Your goal - Exclude the pictures, then repeat the remaining data exactly.
--- begin Available data ---
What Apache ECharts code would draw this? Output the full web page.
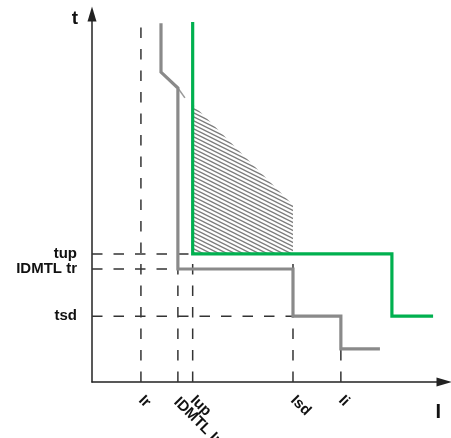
<!DOCTYPE html>
<html>
<head>
<meta charset="utf-8">
<script src="https://cdn.jsdelivr.net/npm/echarts@6/dist/echarts.min.js"></script>
<style>
  html, body { margin: 0; padding: 0; background: #fff; }
  #trip { width: 451px; height: 438px; }
</style>
</head>
<body>
<div id="trip"></div>
<script>
// current thresholds on the I axis (schematic units 0..100)
var currentNames = ['Ir', 'IDMTL Ir', 'Iup', 'Isd', 'Ii'];
var currentValues = [13.9, 24.4, 28.6, 57.1, 70.7];
// top of the dashed guide line above each current mark
var currentGuideTop = [97.8, 30.7, 34.8, 34.8, 9.0];

// time thresholds on the t axis
var timeNames = ['tup', 'IDMTL tr', 'tsd'];
var timeValues = [34.8, 30.7, 17.9];
// right end of the dashed guide line for each time mark
var timeGuideEnd = [28.6, 24.4, 57.1];

// trip curves
var grayCurve = [[19.6, 97.5], [19.6, 84.2], [24.4, 79.9], [24.4, 30.7], [57.1, 30.7],
                 [57.1, 17.9], [70.7, 17.9], [70.7, 9.0], [81.8, 9.0]];
var grayTail = [[24.4, 79.9], [26.4, 77.2]];
var greenCurve = [[28.6, 97.8], [28.6, 34.8], [85.2, 34.8], [85.2, 17.9], [96.9, 17.9]];
var hatchArea = [[28.6, 75.5], [57.1, 48.1], [57.1, 34.8], [28.6, 34.8]];

var myChart = echarts.init(document.getElementById('trip'));

// diagonal hatch pattern
var tile = document.createElement('canvas');
tile.width = 8;
tile.height = 4;
var ctx = tile.getContext('2d');
ctx.strokeStyle = '#7c7c7c';
ctx.lineWidth = 1.4;
[-4, 0, 4].forEach(function (dy) {
  ctx.beginPath();
  ctx.moveTo(-8, -4 + dy);
  ctx.lineTo(16, 8 + dy);
  ctx.stroke();
});

var dashStyle = { color: '#333', width: 1.5, type: [10.5, 11] };
var guides = [];
currentValues.forEach(function (x, i) {
  guides.push({
    type: 'line', silent: true, symbol: 'none', z: 1,
    lineStyle: dashStyle,
    data: [[x, 0], [x, currentGuideTop[i]]]
  });
});
timeValues.forEach(function (y, i) {
  guides.push({
    type: 'line', silent: true, symbol: 'none', z: 1,
    lineStyle: dashStyle,
    data: [[0, y], [timeGuideEnd[i], y]]
  });
});

var fontName = 'Liberation Sans, Arial, sans-serif';
var labelFont = { color: '#111', fontFamily: fontName, fontWeight: 'bold', fontSize: 15, lineHeight: 13 };

var option = {
  animation: false,
  grid: { left: 92, right: 7, top: 14, bottom: 56, outerBoundsMode: 'none', containLabel: false },
  xAxis: {
    type: 'value', min: 0, max: 100,
    name: 'I', nameLocation: 'end', nameGap: 0,
    nameTextStyle: { color: '#111', fontFamily: fontName, fontWeight: 'bold', fontSize: 20,
      align: 'right', verticalAlign: 'top', padding: [20, 3, 0, 0] },
    axisLine: { lineStyle: { color: '#222', width: 1.5 }, symbol: ['none', 'triangle'], symbolSize: [9, 15] },
    axisTick: { show: false },
    splitLine: { show: false },
    axisLabel: Object.assign({
      customValues: currentValues,
      rotate: -45,
      margin: 16,
      hideOverlap: false,
      formatter: function (v) {
        var name = currentNames[currentValues.indexOf(v)] || '';
        return name === 'IDMTL Ir' ? '{low|' + name + '}' : name;
      },
      rich: {
        low: { color: '#111', fontFamily: fontName, fontWeight: 'bold', fontSize: 15, padding: [5, 0, 0, 0] }
      }
    }, labelFont)
  },
  yAxis: {
    type: 'value', min: 0, max: 100,
    name: 't', nameLocation: 'end', nameGap: -5,
    nameTextStyle: { color: '#111', fontFamily: fontName, fontWeight: 'bold', fontSize: 19,
      align: 'right', verticalAlign: 'middle', padding: [0, 14, 0, 0] },
    axisLine: { show: true, lineStyle: { color: '#222', width: 1.5 }, symbol: ['none', 'triangle'], symbolSize: [9, 15] },
    axisTick: { show: false },
    splitLine: { show: false },
    axisLabel: Object.assign({
      customValues: timeValues,
      margin: 15,
      hideOverlap: false,
      formatter: function (v) { return timeNames[timeValues.indexOf(v)] || ''; }
    }, labelFont)
  },
  series: guides.concat([
    {
      type: 'custom', silent: true, z: 2,
      renderItem: function (params, api) {
        if (params.dataIndex !== 0) return;
        var pts = hatchArea.map(function (p) { return api.coord(p); });
        return {
          type: 'polygon',
          shape: { points: pts },
          style: { fill: { image: tile, repeat: 'repeat' }, stroke: null }
        };
      },
      data: [0]
    },
    {
      type: 'line', silent: true, symbol: 'none', z: 3,
      lineStyle: { color: '#9a9a9a', width: 1.5 },
      data: grayTail
    },
    {
      type: 'line', silent: true, symbol: 'none', z: 4,
      lineStyle: { color: '#8a8a8a', width: 3.2, join: 'miter' },
      data: grayCurve
    },
    {
      type: 'line', silent: true, symbol: 'none', z: 5,
      lineStyle: { color: '#00b04f', width: 3.2, join: 'miter' },
      data: greenCurve
    }
  ])
};

myChart.setOption(option);
</script>
</body>
</html>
--- end Available data ---
Task result -
What Apache ECharts code would draw this? Output the full web page.
<!DOCTYPE html>
<html>
<head>
<meta charset="utf-8">
<script src="https://cdn.jsdelivr.net/npm/echarts@6/dist/echarts.min.js"></script>
<style>
  html, body { margin: 0; padding: 0; background: #fff; }
  #trip { width: 451px; height: 438px; }
</style>
</head>
<body>
<div id="trip"></div>
<script>
// current thresholds on the I axis (schematic units 0..100)
var currentNames = ['Ir', 'IDMTL Ir', 'Iup', 'Isd', 'Ii'];
var currentValues = [13.9, 24.4, 28.6, 57.1, 70.7];
// top of the dashed guide line above each current mark
var currentGuideTop = [97.8, 30.7, 34.8, 34.8, 9.0];

// time thresholds on the t axis
var timeNames = ['tup', 'IDMTL tr', 'tsd'];
var timeValues = [34.8, 30.7, 17.9];
// right end of the dashed guide line for each time mark
var timeGuideEnd = [28.6, 24.4, 57.1];

// trip curves
var grayCurve = [[19.6, 97.5], [19.6, 84.2], [24.4, 79.9], [24.4, 30.7], [57.1, 30.7],
                 [57.1, 17.9], [70.7, 17.9], [70.7, 9.0], [81.8, 9.0]];
var grayTail = [[24.4, 79.9], [26.4, 77.2]];
var greenCurve = [[28.6, 97.8], [28.6, 34.8], [85.2, 34.8], [85.2, 17.9], [96.9, 17.9]];
var hatchArea = [[28.6, 75.5], [57.1, 48.1], [57.1, 34.8], [28.6, 34.8]];

var myChart = echarts.init(document.getElementById('trip'));

// diagonal hatch pattern
var tile = document.createElement('canvas');
tile.width = 8;
tile.height = 4;
var ctx = tile.getContext('2d');
ctx.strokeStyle = '#7c7c7c';
ctx.lineWidth = 1.4;
[-4, 0, 4].forEach(function (dy) {
  ctx.beginPath();
  ctx.moveTo(-8, -4 + dy);
  ctx.lineTo(16, 8 + dy);
  ctx.stroke();
});

var dashStyle = { color: '#333', width: 1.5, type: [10.5, 11] };
var guides = [];
currentValues.forEach(function (x, i) {
  guides.push({
    type: 'line', silent: true, symbol: 'none', z: 1,
    lineStyle: dashStyle,
    data: [[x, 0], [x, currentGuideTop[i]]]
  });
});
timeValues.forEach(function (y, i) {
  guides.push({
    type: 'line', silent: true, symbol: 'none', z: 1,
    lineStyle: dashStyle,
    data: [[0, y], [timeGuideEnd[i], y]]
  });
});

var fontName = 'Liberation Sans, Arial, sans-serif';
var labelFont = { color: '#111', fontFamily: fontName, fontWeight: 'bold', fontSize: 15, lineHeight: 13 };

var option = {
  animation: false,
  grid: { left: 92, right: 7, top: 14, bottom: 56, outerBoundsMode: 'none', containLabel: false },
  xAxis: {
    type: 'value', min: 0, max: 100,
    name: 'I', nameLocation: 'end', nameGap: 0,
    nameTextStyle: { color: '#111', fontFamily: fontName, fontWeight: 'bold', fontSize: 20,
      align: 'right', verticalAlign: 'top', padding: [20, 3, 0, 0] },
    axisLine: { lineStyle: { color: '#222', width: 1.5 }, symbol: ['none', 'triangle'], symbolSize: [9, 15] },
    axisTick: { show: false },
    splitLine: { show: false },
    axisLabel: Object.assign({
      customValues: currentValues,
      rotate: -45,
      margin: 16,
      hideOverlap: false,
      formatter: function (v) {
        var name = currentNames[currentValues.indexOf(v)] || '';
        return name === 'IDMTL Ir' ? '{low|' + name + '}' : name;
      },
      rich: {
        low: { color: '#111', fontFamily: fontName, fontWeight: 'bold', fontSize: 15, padding: [5, 0, 0, 0] }
      }
    }, labelFont)
  },
  yAxis: {
    type: 'value', min: 0, max: 100,
    name: 't', nameLocation: 'end', nameGap: -5,
    nameTextStyle: { color: '#111', fontFamily: fontName, fontWeight: 'bold', fontSize: 19,
      align: 'right', verticalAlign: 'middle', padding: [0, 14, 0, 0] },
    axisLine: { show: true, lineStyle: { color: '#222', width: 1.5 }, symbol: ['none', 'triangle'], symbolSize: [9, 15] },
    axisTick: { show: false },
    splitLine: { show: false },
    axisLabel: Object.assign({
      customValues: timeValues,
      margin: 15,
      hideOverlap: false,
      formatter: function (v) { return timeNames[timeValues.indexOf(v)] || ''; }
    }, labelFont)
  },
  series: guides.concat([
    {
      type: 'custom', silent: true, z: 2,
      renderItem: function (params, api) {
        if (params.dataIndex !== 0) return;
        var pts = hatchArea.map(function (p) { return api.coord(p); });
        return {
          type: 'polygon',
          shape: { points: pts },
          style: { fill: { image: tile, repeat: 'repeat' }, stroke: null }
        };
      },
      data: [0]
    },
    {
      type: 'line', silent: true, symbol: 'none', z: 3,
      lineStyle: { color: '#9a9a9a', width: 1.5 },
      data: grayTail
    },
    {
      type: 'line', silent: true, symbol: 'none', z: 4,
      lineStyle: { color: '#8a8a8a', width: 3.2, join: 'miter' },
      data: grayCurve
    },
    {
      type: 'line', silent: true, symbol: 'none', z: 5,
      lineStyle: { color: '#00b04f', width: 3.2, join: 'miter' },
      data: greenCurve
    }
  ])
};

myChart.setOption(option);
</script>
</body>
</html>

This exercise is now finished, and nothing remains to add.